Ferrer was perhaps best known for his performances in the iconic original incarnations of Robocop and Twin Peaks, and he worked steadily almost until his death, with NCIS adjusting his role so that he need not use his failing voice. “The NCIS: LA cast and crew meant the world to him,” said Ferrer’s widow Lori Weintraub Ferrer. “He was on that show for so many years and they were his other family who he adored. I really don’t have the words that are sufficient to thank Scott Gemmill, who is the showrunner of NCIS: LA, and Les Moonves for allowing Miguel to work right up until the point he could barely walk and he could no longer speak. That he was able to work to the very end meant everything to Miguel. It’s what kept him going even as his body was failing him.” His son Rafi added that he and his father shared “a friendship so strong and so true that I realize now most are lucky to find that in a lifetime.”
Gemmill choked up as he recalled Ferrer’s determination to work, saying that toward the end, the actor insistently showed up to table reads for episodes in which he wasn’t even set to perform. “I finally convinced him to take off one episode,” he said, “and the only reason I think that happened was his voice was just too sore to argue with me. So you can imagine my surprise when we go to the read-through a few days later and guess who’s sitting at the table? He didn’t have any lines. He wasn’t even in the damn episode. But he showed up, not for him, but for us.”
Attendees laughed and cried as Ferrer’s childhood friend Gavin DeBecker recalled hilarious teenage antics in Las Vegas, where the boys would use Ferrer’s mother Rosemary Clooney’s name for entry to the best shows and dinners in town. When their cover was eventually blown, Ferrer took the blame. To close the ceremony, the Eagles’ Joe Walsh performed a song he wrote about his enduring friendship with Ferrer, followed by a song with T Bone Burnett.

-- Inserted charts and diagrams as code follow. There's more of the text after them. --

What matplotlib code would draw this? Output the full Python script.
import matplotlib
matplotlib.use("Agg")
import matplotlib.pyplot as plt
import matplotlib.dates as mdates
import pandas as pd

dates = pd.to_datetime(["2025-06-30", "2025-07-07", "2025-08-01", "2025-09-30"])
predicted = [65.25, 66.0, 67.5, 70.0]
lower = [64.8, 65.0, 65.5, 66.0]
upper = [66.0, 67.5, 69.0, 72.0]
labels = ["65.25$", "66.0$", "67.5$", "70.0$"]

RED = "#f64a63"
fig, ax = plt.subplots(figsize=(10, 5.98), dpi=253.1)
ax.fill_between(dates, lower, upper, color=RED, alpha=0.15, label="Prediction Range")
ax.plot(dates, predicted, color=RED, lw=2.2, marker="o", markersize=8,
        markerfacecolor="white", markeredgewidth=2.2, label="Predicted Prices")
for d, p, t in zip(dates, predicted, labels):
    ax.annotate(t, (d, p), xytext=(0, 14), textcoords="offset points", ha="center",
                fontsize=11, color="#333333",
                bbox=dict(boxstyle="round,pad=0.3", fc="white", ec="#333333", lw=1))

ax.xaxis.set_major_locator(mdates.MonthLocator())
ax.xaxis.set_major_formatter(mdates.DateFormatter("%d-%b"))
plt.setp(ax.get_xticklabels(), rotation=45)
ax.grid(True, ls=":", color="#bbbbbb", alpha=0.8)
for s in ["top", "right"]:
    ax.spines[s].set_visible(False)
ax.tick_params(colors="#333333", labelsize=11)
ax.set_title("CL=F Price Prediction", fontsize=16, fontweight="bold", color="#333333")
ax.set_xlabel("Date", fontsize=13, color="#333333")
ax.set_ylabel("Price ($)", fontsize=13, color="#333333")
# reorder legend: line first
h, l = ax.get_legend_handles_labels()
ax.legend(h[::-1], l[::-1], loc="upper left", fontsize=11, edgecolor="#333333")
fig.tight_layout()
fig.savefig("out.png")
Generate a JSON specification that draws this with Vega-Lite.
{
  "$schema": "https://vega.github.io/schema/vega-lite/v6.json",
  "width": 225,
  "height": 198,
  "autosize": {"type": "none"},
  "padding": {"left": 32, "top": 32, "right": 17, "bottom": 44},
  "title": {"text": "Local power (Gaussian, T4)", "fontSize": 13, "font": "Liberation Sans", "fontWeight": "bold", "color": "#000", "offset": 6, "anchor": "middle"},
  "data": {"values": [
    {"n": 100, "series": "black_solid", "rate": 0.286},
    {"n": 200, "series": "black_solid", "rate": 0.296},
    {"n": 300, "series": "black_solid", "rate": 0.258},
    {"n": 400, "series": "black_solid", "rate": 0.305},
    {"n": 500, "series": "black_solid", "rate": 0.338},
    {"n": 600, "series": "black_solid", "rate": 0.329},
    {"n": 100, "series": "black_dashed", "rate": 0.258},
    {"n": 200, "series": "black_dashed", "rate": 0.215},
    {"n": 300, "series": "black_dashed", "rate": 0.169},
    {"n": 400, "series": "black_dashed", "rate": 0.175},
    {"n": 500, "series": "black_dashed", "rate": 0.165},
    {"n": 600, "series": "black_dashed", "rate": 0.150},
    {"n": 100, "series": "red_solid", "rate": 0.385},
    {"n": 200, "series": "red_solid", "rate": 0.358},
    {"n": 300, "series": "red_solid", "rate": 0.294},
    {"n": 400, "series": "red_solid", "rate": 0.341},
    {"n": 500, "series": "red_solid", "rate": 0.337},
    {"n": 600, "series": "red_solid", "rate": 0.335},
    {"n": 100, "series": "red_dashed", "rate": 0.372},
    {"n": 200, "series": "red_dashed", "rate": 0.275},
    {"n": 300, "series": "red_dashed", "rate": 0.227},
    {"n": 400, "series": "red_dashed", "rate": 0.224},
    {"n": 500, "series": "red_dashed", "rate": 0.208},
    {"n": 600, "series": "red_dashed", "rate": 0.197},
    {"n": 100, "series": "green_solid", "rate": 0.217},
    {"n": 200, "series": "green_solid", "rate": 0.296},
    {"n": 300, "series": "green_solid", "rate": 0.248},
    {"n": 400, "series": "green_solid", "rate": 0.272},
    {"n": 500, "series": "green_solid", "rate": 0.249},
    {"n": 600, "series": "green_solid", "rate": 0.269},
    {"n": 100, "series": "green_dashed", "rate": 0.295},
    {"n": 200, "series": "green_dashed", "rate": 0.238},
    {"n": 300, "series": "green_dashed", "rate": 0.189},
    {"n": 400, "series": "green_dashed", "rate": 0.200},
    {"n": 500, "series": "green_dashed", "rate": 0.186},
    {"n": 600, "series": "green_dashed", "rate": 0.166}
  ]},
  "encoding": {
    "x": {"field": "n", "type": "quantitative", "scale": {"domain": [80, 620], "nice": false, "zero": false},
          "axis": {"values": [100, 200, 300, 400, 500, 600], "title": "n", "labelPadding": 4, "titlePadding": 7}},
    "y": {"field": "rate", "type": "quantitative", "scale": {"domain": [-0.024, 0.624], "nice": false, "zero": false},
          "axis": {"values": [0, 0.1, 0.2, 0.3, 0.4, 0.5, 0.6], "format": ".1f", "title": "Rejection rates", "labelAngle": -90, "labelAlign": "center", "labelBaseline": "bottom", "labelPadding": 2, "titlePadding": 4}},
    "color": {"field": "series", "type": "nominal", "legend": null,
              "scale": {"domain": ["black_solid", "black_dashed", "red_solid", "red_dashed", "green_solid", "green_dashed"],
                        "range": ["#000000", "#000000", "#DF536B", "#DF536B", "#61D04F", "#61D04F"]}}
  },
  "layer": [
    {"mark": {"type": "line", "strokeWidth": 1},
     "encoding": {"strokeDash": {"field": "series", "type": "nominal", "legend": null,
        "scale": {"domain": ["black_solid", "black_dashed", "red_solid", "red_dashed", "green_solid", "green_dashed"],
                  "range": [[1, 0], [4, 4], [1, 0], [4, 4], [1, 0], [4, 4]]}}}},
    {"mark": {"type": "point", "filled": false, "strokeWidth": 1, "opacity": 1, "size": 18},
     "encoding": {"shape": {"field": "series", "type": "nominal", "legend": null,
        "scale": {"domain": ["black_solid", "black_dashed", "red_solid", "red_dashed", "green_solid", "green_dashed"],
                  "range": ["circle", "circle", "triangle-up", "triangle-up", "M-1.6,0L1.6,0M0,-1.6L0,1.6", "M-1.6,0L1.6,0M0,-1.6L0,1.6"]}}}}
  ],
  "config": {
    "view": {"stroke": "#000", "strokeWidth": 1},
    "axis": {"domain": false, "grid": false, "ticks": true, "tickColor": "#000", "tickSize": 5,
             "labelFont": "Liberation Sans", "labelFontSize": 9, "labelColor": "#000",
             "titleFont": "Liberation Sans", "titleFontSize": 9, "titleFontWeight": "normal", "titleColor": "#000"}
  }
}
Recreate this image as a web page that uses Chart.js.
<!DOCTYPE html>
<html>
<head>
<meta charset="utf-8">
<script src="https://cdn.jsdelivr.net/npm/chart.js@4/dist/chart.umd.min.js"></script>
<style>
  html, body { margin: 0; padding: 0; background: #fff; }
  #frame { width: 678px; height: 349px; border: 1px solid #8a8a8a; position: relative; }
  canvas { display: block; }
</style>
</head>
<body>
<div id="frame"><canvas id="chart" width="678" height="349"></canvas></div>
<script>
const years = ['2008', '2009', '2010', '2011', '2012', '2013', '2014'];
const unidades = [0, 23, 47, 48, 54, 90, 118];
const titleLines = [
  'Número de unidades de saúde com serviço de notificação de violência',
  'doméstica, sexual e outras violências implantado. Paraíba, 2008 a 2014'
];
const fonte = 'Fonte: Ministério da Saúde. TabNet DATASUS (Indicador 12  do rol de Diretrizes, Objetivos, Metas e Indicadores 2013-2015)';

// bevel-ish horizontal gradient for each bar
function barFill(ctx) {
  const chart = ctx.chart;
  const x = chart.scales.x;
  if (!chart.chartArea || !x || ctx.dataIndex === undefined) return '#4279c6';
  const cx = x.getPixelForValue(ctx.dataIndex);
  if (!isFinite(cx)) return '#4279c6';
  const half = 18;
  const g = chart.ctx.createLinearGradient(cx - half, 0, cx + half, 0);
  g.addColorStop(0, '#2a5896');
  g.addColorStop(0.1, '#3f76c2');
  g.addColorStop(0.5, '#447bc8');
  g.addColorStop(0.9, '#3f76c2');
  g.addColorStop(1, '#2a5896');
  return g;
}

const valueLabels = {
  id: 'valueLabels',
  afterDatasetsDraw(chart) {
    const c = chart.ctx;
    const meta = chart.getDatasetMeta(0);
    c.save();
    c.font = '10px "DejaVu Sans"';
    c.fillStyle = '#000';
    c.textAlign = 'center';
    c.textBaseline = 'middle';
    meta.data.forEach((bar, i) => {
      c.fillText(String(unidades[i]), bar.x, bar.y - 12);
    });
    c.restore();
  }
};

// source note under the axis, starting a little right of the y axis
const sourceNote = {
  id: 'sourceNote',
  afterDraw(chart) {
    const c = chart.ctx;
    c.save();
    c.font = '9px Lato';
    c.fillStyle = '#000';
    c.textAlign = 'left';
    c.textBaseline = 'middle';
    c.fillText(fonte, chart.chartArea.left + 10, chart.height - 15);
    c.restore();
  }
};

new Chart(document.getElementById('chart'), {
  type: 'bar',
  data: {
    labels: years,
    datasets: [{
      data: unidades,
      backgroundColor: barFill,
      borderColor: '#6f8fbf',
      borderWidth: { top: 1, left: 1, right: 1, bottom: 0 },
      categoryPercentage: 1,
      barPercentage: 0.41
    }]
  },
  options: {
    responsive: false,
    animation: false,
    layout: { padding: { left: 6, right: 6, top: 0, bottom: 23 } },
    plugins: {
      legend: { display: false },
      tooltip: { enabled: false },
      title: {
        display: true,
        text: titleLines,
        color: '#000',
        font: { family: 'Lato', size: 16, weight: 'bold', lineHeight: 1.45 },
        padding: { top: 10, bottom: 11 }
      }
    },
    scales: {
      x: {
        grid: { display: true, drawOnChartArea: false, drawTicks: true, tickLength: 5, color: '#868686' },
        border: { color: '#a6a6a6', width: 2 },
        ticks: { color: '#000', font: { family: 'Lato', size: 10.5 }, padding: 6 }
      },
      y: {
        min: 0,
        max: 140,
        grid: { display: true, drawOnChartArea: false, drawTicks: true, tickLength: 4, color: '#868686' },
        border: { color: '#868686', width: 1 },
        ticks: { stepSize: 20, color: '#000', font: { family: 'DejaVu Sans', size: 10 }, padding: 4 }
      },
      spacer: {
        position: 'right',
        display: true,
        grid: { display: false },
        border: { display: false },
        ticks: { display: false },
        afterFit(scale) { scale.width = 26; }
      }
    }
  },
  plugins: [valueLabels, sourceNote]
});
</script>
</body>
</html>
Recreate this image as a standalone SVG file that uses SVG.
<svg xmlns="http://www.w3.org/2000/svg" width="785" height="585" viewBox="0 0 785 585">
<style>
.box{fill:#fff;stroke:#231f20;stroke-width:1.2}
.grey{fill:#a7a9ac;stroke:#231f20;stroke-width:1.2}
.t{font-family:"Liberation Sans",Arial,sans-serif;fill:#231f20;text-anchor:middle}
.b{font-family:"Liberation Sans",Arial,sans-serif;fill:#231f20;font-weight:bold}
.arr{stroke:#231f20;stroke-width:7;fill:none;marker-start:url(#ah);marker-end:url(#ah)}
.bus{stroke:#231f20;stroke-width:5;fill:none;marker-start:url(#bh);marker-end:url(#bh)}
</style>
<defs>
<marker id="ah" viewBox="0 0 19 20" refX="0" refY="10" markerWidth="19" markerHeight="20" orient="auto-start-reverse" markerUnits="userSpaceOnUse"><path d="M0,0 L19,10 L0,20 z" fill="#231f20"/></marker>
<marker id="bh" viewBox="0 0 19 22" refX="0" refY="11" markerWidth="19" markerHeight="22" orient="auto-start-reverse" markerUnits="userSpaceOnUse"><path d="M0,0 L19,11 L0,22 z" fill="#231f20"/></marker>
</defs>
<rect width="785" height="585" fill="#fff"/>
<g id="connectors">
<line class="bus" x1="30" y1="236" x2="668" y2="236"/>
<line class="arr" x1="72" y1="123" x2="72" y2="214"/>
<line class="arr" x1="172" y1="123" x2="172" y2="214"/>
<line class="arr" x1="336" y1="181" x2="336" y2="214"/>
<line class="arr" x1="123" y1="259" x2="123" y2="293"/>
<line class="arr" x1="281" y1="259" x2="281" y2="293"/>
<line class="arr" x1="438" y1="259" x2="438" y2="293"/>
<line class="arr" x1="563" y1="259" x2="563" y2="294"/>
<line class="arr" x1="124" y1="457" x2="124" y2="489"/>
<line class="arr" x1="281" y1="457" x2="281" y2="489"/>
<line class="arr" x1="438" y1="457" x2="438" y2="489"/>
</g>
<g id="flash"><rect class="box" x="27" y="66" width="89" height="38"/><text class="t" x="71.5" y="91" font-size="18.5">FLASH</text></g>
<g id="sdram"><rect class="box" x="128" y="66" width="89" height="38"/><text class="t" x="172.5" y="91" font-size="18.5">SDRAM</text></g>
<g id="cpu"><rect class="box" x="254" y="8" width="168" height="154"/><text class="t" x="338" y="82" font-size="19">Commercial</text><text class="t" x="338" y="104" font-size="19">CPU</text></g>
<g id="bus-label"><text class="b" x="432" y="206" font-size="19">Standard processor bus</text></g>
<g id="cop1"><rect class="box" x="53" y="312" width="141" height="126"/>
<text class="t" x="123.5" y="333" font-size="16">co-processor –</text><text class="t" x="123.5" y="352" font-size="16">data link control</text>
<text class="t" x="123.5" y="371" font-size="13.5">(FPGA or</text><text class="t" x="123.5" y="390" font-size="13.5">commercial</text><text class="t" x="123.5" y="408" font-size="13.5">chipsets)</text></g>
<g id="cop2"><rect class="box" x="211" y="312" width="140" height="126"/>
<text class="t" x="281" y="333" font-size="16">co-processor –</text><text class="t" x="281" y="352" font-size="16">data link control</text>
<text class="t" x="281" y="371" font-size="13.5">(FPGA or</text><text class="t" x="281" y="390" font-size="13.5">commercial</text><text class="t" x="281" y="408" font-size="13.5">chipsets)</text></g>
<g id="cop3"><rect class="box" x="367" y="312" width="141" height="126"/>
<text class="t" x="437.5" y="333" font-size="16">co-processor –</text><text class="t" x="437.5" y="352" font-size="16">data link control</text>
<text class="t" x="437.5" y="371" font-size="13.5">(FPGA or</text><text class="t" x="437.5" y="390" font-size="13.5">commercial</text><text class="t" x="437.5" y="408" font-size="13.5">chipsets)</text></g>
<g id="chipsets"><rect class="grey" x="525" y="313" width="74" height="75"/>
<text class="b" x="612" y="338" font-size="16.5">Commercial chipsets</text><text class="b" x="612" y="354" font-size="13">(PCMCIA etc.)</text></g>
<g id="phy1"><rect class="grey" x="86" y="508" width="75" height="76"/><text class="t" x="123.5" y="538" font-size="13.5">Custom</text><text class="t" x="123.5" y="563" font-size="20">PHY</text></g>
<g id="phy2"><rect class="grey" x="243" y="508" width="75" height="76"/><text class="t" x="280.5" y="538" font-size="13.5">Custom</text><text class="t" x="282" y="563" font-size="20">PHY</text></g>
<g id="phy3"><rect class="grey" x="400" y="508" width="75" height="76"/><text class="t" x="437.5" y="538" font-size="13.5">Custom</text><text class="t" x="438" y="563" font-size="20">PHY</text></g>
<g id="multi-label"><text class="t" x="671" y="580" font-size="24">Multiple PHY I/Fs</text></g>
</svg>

Despite the sadness of the occasion, the memorial was full of fond celebration and happy memories. As Clooney said, “For the record, Miguel spent his last night out to dinner with Gavin [DeBecker] and Morgan [Mason]. They laughed, they told stories. They talked about the future. Then, the next morning he was gone. I think Miguel would call that a fair shake, in a time when so much seems unfair and shaken. He came in like a comet, he rocketed through life and he got out. It’s not so bad.”